When my opportunity to see my daughter show off what she’d learned finally came, I realized that the date not so conveniently coincided with a close friend’s wedding. I had no choice but to send my little one’s aunt in my place.
My daughter took the news in stride. At first, she was indifferent about the fact that I wouldn’t be there. But as we got closer to the weekend, her nerves started to get the better of her and she became overrun with anxiety and sadness. We were both disappointed over this milestone that I’d miss, which was, in actuality, a milestone in itself.
The truth is that a 3-year-old’s ballet recital is more humorous than it is anything else, with a strong dose of cuteness, too. However, while I knew I wasn’t going to miss an earth-shattering toddler version of Swan Lake, the thought of missing it left me utterly heartbroken, and left my sister-in-law with specific instructions to videotape every minute of the performance. (Technology really has closed the gap in “missing” an important moment or milestone—thanks, Steve Jobs!)
The wedding was beautiful and my husband and I had a great weekend away. But as we sat at brunch with friends on Saturday morning at 11 a.m., the exact time that the recital was set to begin, I took note of the moments I was enjoying in comparison to those I was missing. The two don’t really compare—a weekend of adult conversation in a sleepy wine tasting village and a morning of swim class followed by the ballet recital. And yet, I felt myself longing to be a part of my normal Saturday routine while simultaneously grateful for an opportunity to sleep in and eat a morning meal that didn’t consist of syrup being smeared all over me.
Though my disappointment over missing my daughter’s recital hasn’t gone away, I realize now that this is the first of many opportunities my husband and I have to create a healthy separation and foster our daughter’s sense of independence. We started this separation process the day that we put her in daycare and continue it each time we leave her with a babysitter or encourage her to do something on her own.
At times, this separation seems easier than it did before, like we’ve all grown a bit from the experience of being apart.
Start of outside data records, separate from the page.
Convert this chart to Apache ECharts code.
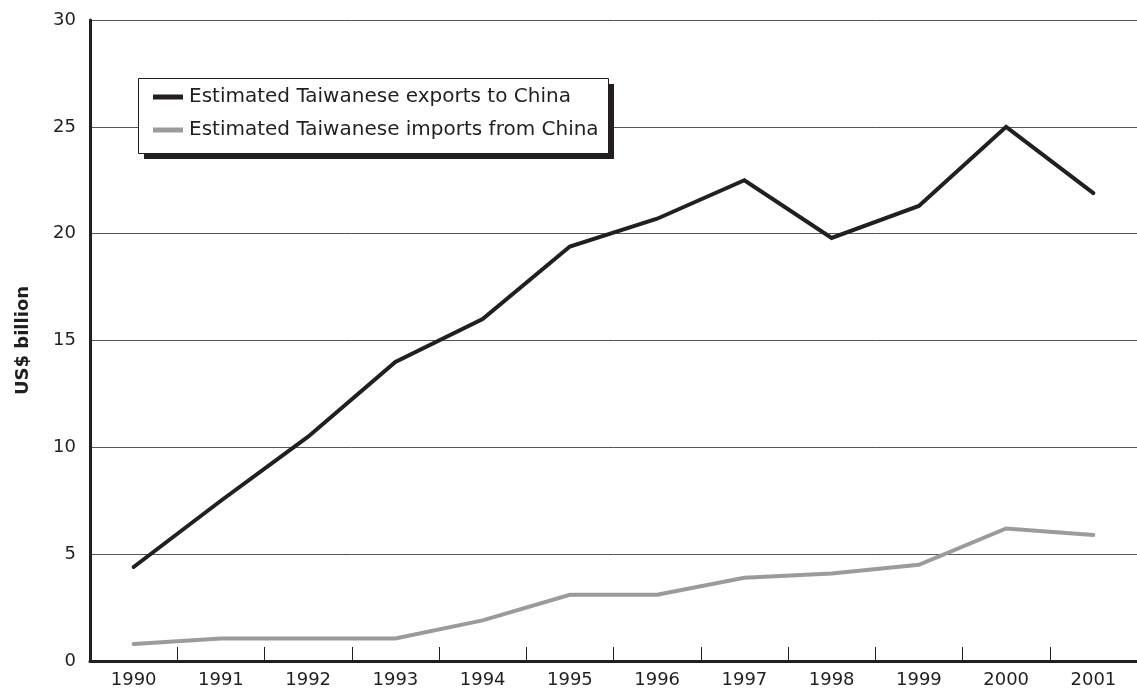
<!DOCTYPE html>
<html><head><meta charset="utf-8">
<script src="https://cdn.jsdelivr.net/npm/echarts@6/dist/echarts.min.js"></script>
<style>html,body{margin:0;padding:0;background:#fff}#c{width:1137px;height:692px}</style>
</head><body><div id="c"></div>
<script>
const years = ['1990','1991','1992','1993','1994','1995','1996','1997','1998','1999','2000','2001'];
const exportsToChina = [4.4, 7.5, 10.5, 14.0, 16.0, 19.4, 20.7, 22.5, 19.8, 21.3, 25.0, 21.9];
const importsFromChina = [0.8, 1.05, 1.05, 1.05, 1.9, 3.1, 3.1, 3.9, 4.1, 4.5, 6.2, 5.9];
const yTicks = [0, 5, 10, 15, 20, 25, 30];

const font = 'DejaVu Sans';
const chart = echarts.init(document.getElementById('c'), null, {renderer: 'canvas'});
chart.setOption({
  animation: false,
  textStyle: {fontFamily: font},
  grid: {left: 90, top: 20, width: 1058, height: 641, containLabel: false},
  graphic: [
    {type: 'rect', left: 144, top: 84, z: 10, shape: {width: 470, height: 75},
     style: {fill: '#231f20'}},
    {type: 'rect', left: 138, top: 78, z: 11, shape: {width: 470, height: 75},
     style: {fill: '#fff', stroke: '#231f20', lineWidth: 1}}
  ],
  legend: {
    orient: 'vertical', left: 153, top: 87, z: 20,
    padding: 0, itemGap: 13,
    itemWidth: 30, itemHeight: 5, icon: 'rect',
    textStyle: {fontFamily: font, fontSize: 20, color: '#231f20', padding: [0, 0, 0, 1]},
    data: ['Estimated Taiwanese exports to China', 'Estimated Taiwanese imports from China']
  },
  xAxis: {
    type: 'category', data: years, boundaryGap: true,
    axisLine: {lineStyle: {color: '#231f20', width: 3}},
    axisTick: {show: true, inside: true, length: 14, lineStyle: {color: '#231f20', width: 1}},
    axisLabel: {fontFamily: font, fontSize: 18, color: '#231f20', margin: 10},
    splitLine: {show: false}
  },
  yAxis: {
    type: 'value', min: yTicks[0], max: yTicks[yTicks.length - 1], interval: 5,
    name: 'US$ billion', nameLocation: 'middle', nameGap: 58,
    nameTextStyle: {fontFamily: font, fontSize: 18, fontWeight: 'bold', color: '#231f20'},
    axisLine: {show: true, lineStyle: {color: '#231f20', width: 3}},
    axisTick: {show: false},
    axisLabel: {fontFamily: font, fontSize: 18, color: '#231f20', margin: 14},
    splitLine: {show: true, lineStyle: {color: '#555', width: 1}}
  },
  series: [
    {name: 'Estimated Taiwanese exports to China', type: 'line', data: exportsToChina,
     symbol: 'none', color: '#231f20',
     lineStyle: {color: '#231f20', width: 4, cap: 'round', join: 'miter'}},
    {name: 'Estimated Taiwanese imports from China', type: 'line', data: importsFromChina,
     symbol: 'none', color: '#9a9b9d',
     lineStyle: {color: '#9a9b9d', width: 4, cap: 'round', join: 'miter'}}
  ]
});
</script></body></html>
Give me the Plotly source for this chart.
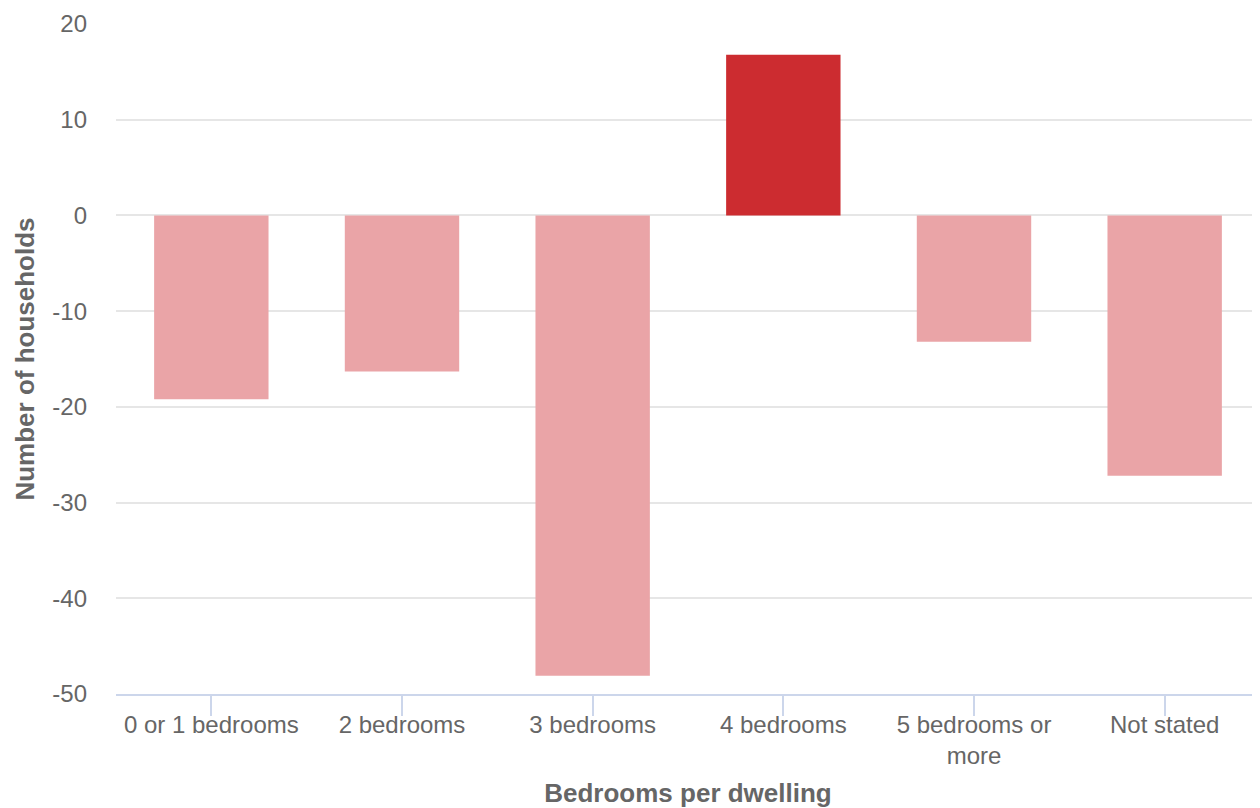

But, just as easily, her youth and our guilt over leaving her allows the separation to consume us and we succumb to the challenges of these developmental milestones.
Life as a mom will be full of separations, from first days of school to putting our child on the bus to summer camp to moving her into her dorm room in college. Inevitably, there will be important moments I will miss, moments I’ll long for later and moments she’ll wish we had shared. But these are also the moments that will make her more independent and resilient. The best I can do is to equip her with the tools she will need to stand on her own two feet, and hope that this will allow me, or more appropriately prepare me, as a mom, to watch her spread her wings and fly.